After moving to Fox News, covering the Supreme Court in 2004, she faced a rocky transition. “I felt like I needed to be in total control and project total confidence,” she says, “but that alienated people.” After her bosses told her to lighten up the following year, “I decided to let my flaws out there a bit,” she says. “I have the humor of a 9-year-old boy, and sometimes I’ve had laughing fits on-air. Now I realize I am nowhere near perfect, and that is okay.” In 2006 she landed the anchor chair.
Yet she remains her harshest critic, especially now that she has a family. “She’s got the whole superwoman thing down, but she feels that guilt that a lot of working mothers have,” says husband Brunt, 41, whom she wed in 2008. “If she ever misses something funny that the kids say or do, she really beats herself up.” While Kelly says she would never quit her job, “I always feel like I want more time with my kids,” she admits. “But I reject the notion that you can’t have it all. I think you can: just not necessarily in abundance.”
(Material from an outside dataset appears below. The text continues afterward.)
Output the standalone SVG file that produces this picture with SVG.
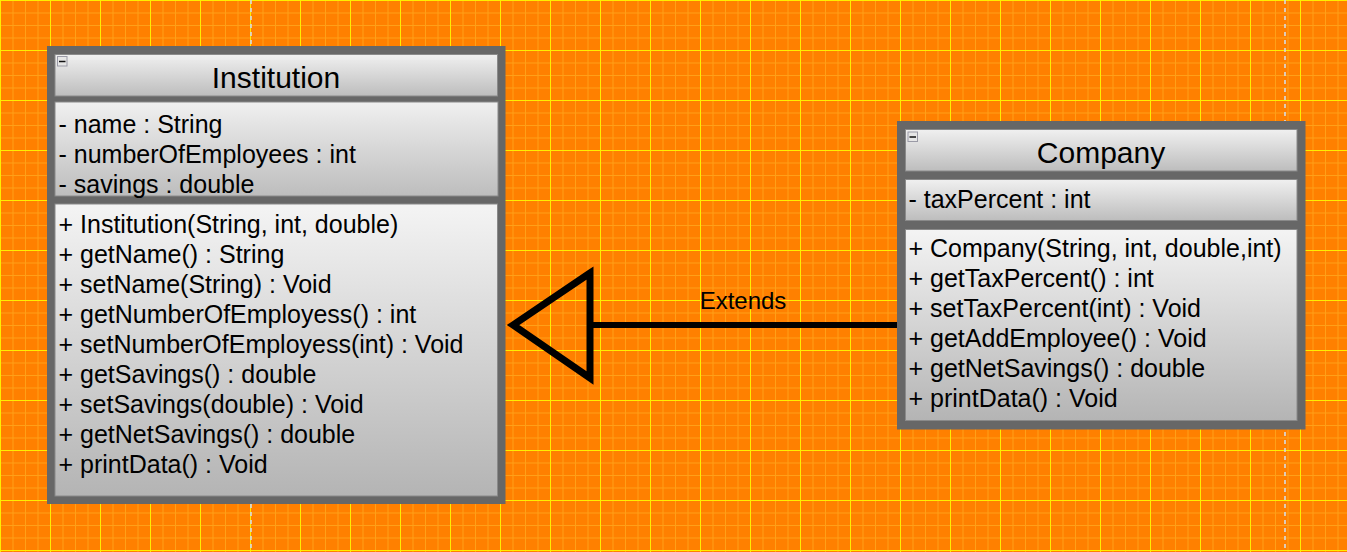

Which means taking multitasking to the next level. Kelly wakes up at 6 a.m. with her kids and reads the morning news during playtime, squeezes in date nights after her weekly appearances on The O’Reilly Factor and takes her family along on business trips, like the Iowa caucus. “I get to spend extra time with them that way,” she says. “I’m not doing it to try to prove a point. I’m doing it because I’m committed to the job, but my family still comes first.”